Pulaski County Sheriff’s Department Making Arrangements to Apply for Work Release Grant

The Pulaski County Sheriff’s Department is pursuing funding to launch a work release center. Sheriff Jeff Richwine told the county council this week that Natalie Federer, who serves as coordinator of the county’s Juvenile Detention Alternatives Initiative, is willing to help with grant applications.

“She’s done some grant writing for Judge Shurn with the JDAI and would like to write a grant for us to get this 1006 funding that would help if we get the work release center done, to help with programming,” Richwine said. “They won’t do any capital improvements, but what they will do is fund employees, fund training, fund schooling, fund programs.”

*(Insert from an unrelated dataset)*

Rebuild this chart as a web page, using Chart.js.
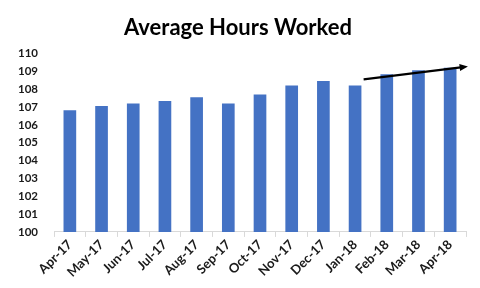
<!DOCTYPE html>
<html>
<head>
<meta charset="utf-8">
<script src="https://cdn.jsdelivr.net/npm/chart.js@4"></script>
<style>
  html, body { margin: 0; padding: 0; background: #fff; }
  #wrap { width: 480px; height: 288px; }
</style>
</head>
<body>
<div id="wrap"><canvas id="hoursChart"></canvas></div>
<script>
const months = ["Apr-17", "May-17", "Jun-17", "Jul-17", "Aug-17", "Sep-17", "Oct-17",
  "Nov-17", "Dec-17", "Jan-18", "Feb-18", "Mar-18", "Apr-18"];
const hours = [106.82, 107.05, 107.2, 107.34, 107.55, 107.2, 107.7,
  108.2, 108.45, 108.2, 108.83, 109.05, 109.2];
const yTicks = [100, 101, 102, 103, 104, 105, 106, 107, 108, 109, 110];
// trend arrow, in category index / value units
const trendFrom = [9.27, 108.55];
const trendTo = [12.56, 109.27];

/* draws the black trend arrow over the bars */
const trendArrow = {
  id: "trendArrow",
  afterDatasetsDraw(chart) {
    const { ctx, scales: { x, y } } = chart;
    const x1 = x.getPixelForValue(trendFrom[0]), y1 = y.getPixelForValue(trendFrom[1]);
    const x2 = x.getPixelForValue(trendTo[0]), y2 = y.getPixelForValue(trendTo[1]);
    const ang = Math.atan2(y2 - y1, x2 - x1);
    const head = 9;
    ctx.save();
    ctx.strokeStyle = "#000";
    ctx.fillStyle = "#000";
    ctx.lineWidth = 2.2;
    ctx.beginPath();
    ctx.moveTo(x1, y1);
    ctx.lineTo(x2 - Math.cos(ang) * head * 0.8, y2 - Math.sin(ang) * head * 0.8);
    ctx.stroke();
    ctx.beginPath();
    ctx.moveTo(x2, y2);
    ctx.lineTo(x2 - head * Math.cos(ang - 0.4), y2 - head * Math.sin(ang - 0.4));
    ctx.lineTo(x2 - head * Math.cos(ang + 0.4), y2 - head * Math.sin(ang + 0.4));
    ctx.closePath();
    ctx.fill();
    ctx.restore();
  }
};

new Chart(document.getElementById("hoursChart"), {
  type: "bar",
  data: {
    labels: months,
    datasets: [{
      label: "Average Hours Worked",
      data: hours,
      backgroundColor: "#4472C4",
      borderWidth: 0,
      categoryPercentage: 1,
      barPercentage: 0.4
    }]
  },
  options: {
    responsive: true,
    maintainAspectRatio: false,
    animation: false,
    layout: { padding: { left: 10, right: 14, top: 6, bottom: 8 } },
    plugins: {
      legend: { display: false },
      tooltip: { enabled: false },
      title: {
        display: true,
        text: "Average Hours Worked",
        color: "#000",
        font: { family: "Lato", size: 22, weight: "bold" },
        padding: { top: 9, bottom: 12 }
      }
    },
    scales: {
      x: {
        grid: {
          display: true,
          drawOnChartArea: false,
          offset: true,
          color: "#D9D9D9",
          tickLength: 5
        },
        border: { color: "#D9D9D9", width: 1 },
        ticks: {
          color: "#1a1a1a",
          font: { family: "Lato", size: 13, weight: "bold" },
          maxRotation: 45,
          minRotation: 45,
          autoSkip: false,
          padding: 0
        }
      },
      y: {
        min: yTicks[0],
        max: yTicks[yTicks.length - 1],
        afterBuildTicks(axis) { axis.ticks = yTicks.map(v => ({ value: v })); },
        grid: { display: false },
        border: { display: false },
        ticks: {
          color: "#1a1a1a",
          font: { family: "Lato", size: 11.5, weight: "bold" },
          padding: 8
        }
      }
    }
  },
  plugins: [trendArrow]
});
</script>
</body>
</html>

Since Federer isn’t allowed to write grants for the Sheriff’s Department as part of her work with the court system, council members agreed to let Richwine use money out of the commissary fund to hire her as an independent contractor. He said the cost should be less than $1,000.

Richwine told council members that while he hasn’t necessarily bought in to these types of programs in the past, he recognizes that the county has to try something different. “If you don’t think the drug issue has hit Pulaski County, you haven’t been paying any attention because it has,” he said. “We’re just right behind the number one county, as far as overdose death . . . based on population. But there’s programming we should be getting in this county that we don’t get.”

Richwine said that while the overall numbers may be smaller than larger counties’, the impact may be greater, since Pulaski County doesn’t have as many resources.